German Claim system is very simialr to the VVS one. both required verifcation by someone other than the Shooter, other pilots ground troops aircraft wearage. OKL also rounded down claims by 50% intially before investigating/verfying a confirmed kill.

That is directly at odds with the Golodnikov interview linked to above.

Originally posted by Bastables:

Let's look at Kursk the defensive phase as STAVAK knew it and operation Zitedlle as the OKW knew it.

Luftwaffe 1 Air Division 5-15 july: 94 losses

VIII Aircorp 5-15 july: 99 losses

OKL recived 923 victory claims for the 5-15 July period.

VVS losses in the Kursk area 5-8 july : 566

VVS recived claims for 5-8 july of 878 victory claims

note the vast discrepency of kills claimed before anbody investigates.

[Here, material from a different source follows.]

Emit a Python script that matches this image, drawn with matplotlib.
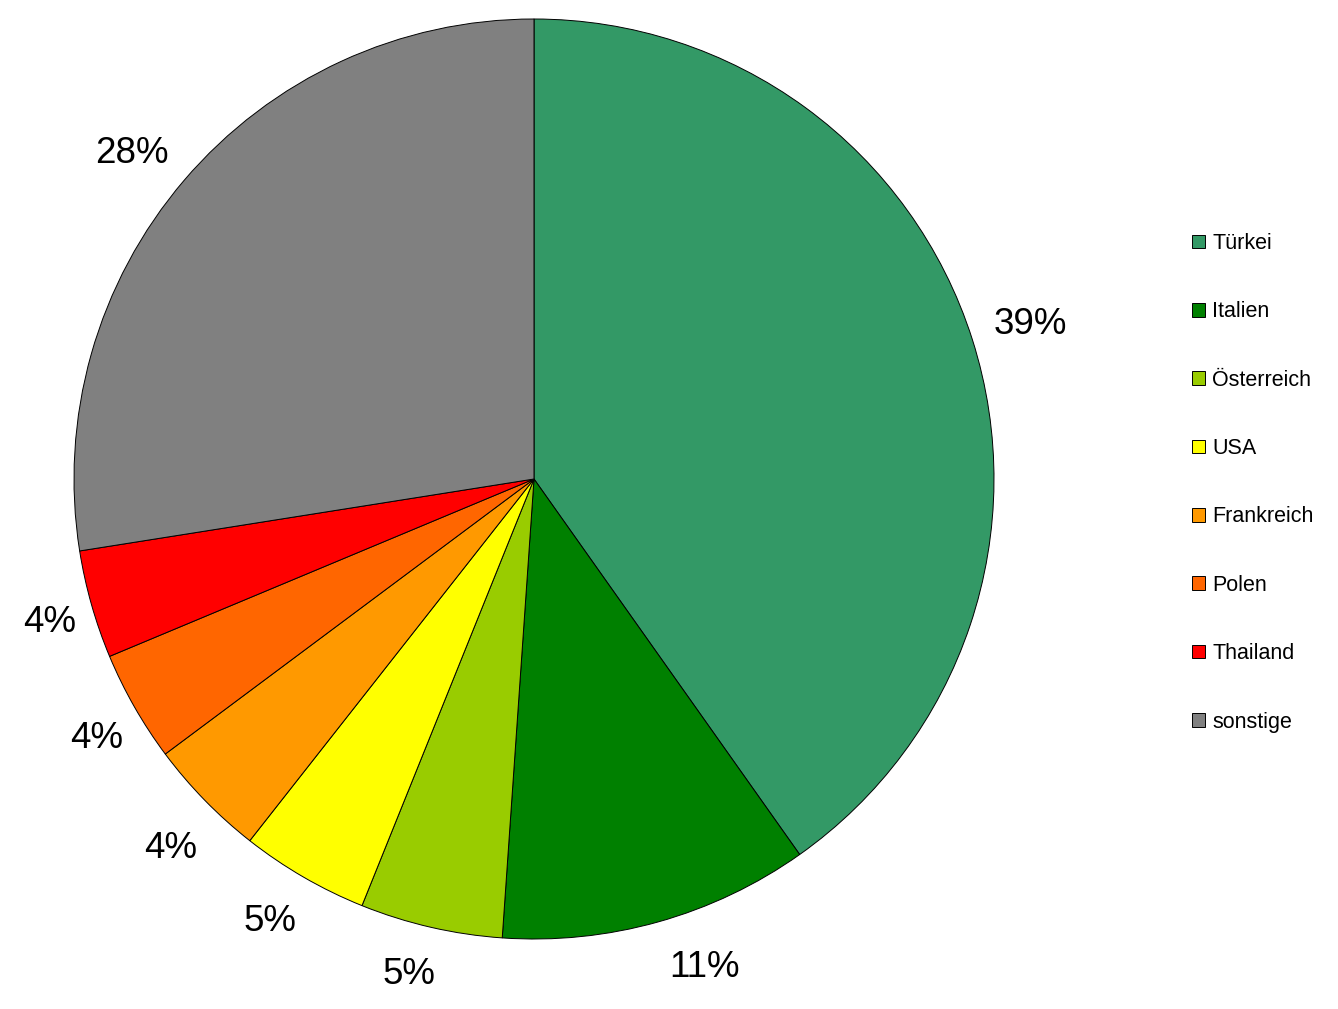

SO is right (much as it pains me to say that), you need to subtract out losses to non-combat and AAA/other ground forces before being able to make a straight comparison of claims vs. losses.

To my knowledge, nobody has ever investigated German AAA claims on the eastern front (or anywhere else for that matter). I have been led to believe that they claimed roughly similar numbers as the pilots. Which would mean that together they probably destroyed twice as many planes as the VVS ever fielded.